▸ **GIVEN PROBLEM**:
Assemble all lines in which the string "this" appears.

▸ **GIVEN INFORMATION**:
<<<<
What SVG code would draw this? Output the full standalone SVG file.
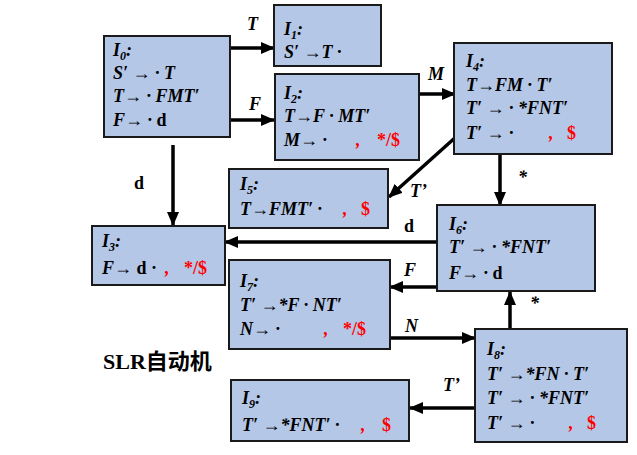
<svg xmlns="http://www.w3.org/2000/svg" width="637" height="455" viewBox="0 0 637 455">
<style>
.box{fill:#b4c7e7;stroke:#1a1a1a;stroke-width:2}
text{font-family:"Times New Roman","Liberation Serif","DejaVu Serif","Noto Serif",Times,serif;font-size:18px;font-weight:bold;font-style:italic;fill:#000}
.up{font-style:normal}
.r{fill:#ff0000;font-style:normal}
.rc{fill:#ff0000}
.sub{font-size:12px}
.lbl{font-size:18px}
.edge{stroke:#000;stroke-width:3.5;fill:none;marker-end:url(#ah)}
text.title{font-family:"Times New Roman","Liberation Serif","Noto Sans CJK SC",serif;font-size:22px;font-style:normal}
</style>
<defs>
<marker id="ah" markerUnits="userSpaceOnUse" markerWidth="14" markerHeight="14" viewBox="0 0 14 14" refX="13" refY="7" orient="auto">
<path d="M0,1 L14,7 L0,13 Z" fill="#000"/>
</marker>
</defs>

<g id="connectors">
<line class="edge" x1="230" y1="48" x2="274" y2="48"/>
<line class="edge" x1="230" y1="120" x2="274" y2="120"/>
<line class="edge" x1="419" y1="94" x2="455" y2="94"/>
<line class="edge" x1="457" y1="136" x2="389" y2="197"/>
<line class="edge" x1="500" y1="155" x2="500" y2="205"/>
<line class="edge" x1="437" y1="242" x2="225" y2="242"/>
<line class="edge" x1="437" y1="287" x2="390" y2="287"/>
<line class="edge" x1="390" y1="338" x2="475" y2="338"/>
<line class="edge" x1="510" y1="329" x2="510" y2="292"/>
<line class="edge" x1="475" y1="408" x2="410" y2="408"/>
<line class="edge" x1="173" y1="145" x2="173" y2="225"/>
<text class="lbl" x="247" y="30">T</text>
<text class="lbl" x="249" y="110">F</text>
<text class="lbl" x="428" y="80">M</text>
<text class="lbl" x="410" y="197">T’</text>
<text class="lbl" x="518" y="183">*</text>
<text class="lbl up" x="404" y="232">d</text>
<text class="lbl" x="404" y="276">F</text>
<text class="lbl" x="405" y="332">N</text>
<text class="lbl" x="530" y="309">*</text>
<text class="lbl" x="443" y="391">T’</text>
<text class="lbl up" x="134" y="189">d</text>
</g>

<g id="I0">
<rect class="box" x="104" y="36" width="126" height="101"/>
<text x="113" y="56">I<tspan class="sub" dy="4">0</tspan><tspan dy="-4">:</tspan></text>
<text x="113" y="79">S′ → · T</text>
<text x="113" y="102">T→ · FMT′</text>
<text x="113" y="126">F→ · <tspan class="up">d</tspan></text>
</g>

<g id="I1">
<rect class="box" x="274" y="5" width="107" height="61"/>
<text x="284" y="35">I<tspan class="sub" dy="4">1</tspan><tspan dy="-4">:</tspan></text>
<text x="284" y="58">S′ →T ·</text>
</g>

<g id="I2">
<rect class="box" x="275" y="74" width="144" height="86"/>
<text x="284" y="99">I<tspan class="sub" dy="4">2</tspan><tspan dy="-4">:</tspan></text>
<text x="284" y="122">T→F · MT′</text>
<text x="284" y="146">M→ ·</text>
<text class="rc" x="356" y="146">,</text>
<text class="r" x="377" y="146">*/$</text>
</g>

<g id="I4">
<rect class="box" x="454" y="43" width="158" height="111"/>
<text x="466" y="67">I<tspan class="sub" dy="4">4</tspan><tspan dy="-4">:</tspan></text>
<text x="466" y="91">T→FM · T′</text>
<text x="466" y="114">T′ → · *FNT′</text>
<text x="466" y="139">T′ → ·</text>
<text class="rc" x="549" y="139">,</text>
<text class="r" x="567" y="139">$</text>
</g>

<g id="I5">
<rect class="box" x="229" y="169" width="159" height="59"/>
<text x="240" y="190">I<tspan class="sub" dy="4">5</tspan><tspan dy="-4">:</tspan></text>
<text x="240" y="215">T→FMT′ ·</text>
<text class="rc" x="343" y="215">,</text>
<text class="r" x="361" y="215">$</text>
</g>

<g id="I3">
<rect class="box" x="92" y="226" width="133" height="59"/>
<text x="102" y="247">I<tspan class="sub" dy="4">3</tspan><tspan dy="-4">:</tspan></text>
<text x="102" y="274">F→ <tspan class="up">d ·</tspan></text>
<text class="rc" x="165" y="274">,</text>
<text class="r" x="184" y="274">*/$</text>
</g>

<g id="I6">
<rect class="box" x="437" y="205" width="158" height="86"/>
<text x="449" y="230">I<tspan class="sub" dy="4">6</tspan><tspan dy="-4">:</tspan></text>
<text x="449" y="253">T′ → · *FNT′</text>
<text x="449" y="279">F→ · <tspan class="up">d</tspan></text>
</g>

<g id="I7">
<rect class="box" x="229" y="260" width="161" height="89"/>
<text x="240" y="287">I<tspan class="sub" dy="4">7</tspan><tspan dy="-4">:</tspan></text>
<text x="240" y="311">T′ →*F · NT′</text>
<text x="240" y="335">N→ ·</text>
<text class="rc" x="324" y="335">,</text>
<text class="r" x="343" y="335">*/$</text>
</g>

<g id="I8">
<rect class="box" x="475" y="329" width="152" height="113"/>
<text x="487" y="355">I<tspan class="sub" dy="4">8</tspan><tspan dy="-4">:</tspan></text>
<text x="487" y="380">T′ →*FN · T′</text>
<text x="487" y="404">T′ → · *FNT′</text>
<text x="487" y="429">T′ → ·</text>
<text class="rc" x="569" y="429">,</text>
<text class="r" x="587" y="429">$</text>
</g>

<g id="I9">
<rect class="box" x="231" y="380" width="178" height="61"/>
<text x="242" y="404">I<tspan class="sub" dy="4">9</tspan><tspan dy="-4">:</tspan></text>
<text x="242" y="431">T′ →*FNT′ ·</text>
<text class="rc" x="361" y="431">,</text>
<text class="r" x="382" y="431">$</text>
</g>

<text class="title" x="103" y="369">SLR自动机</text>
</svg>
>>>>
<<<<
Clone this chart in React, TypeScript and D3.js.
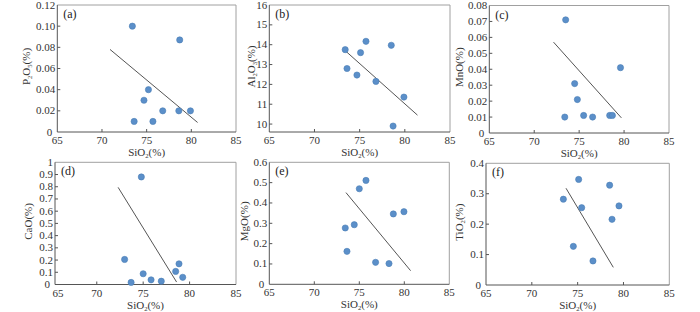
>>>>
▸ **CORRECT ANSWER**:
What SVG code would draw this? Output the full standalone SVG file.
Clone this chart in React, TypeScript and D3.js.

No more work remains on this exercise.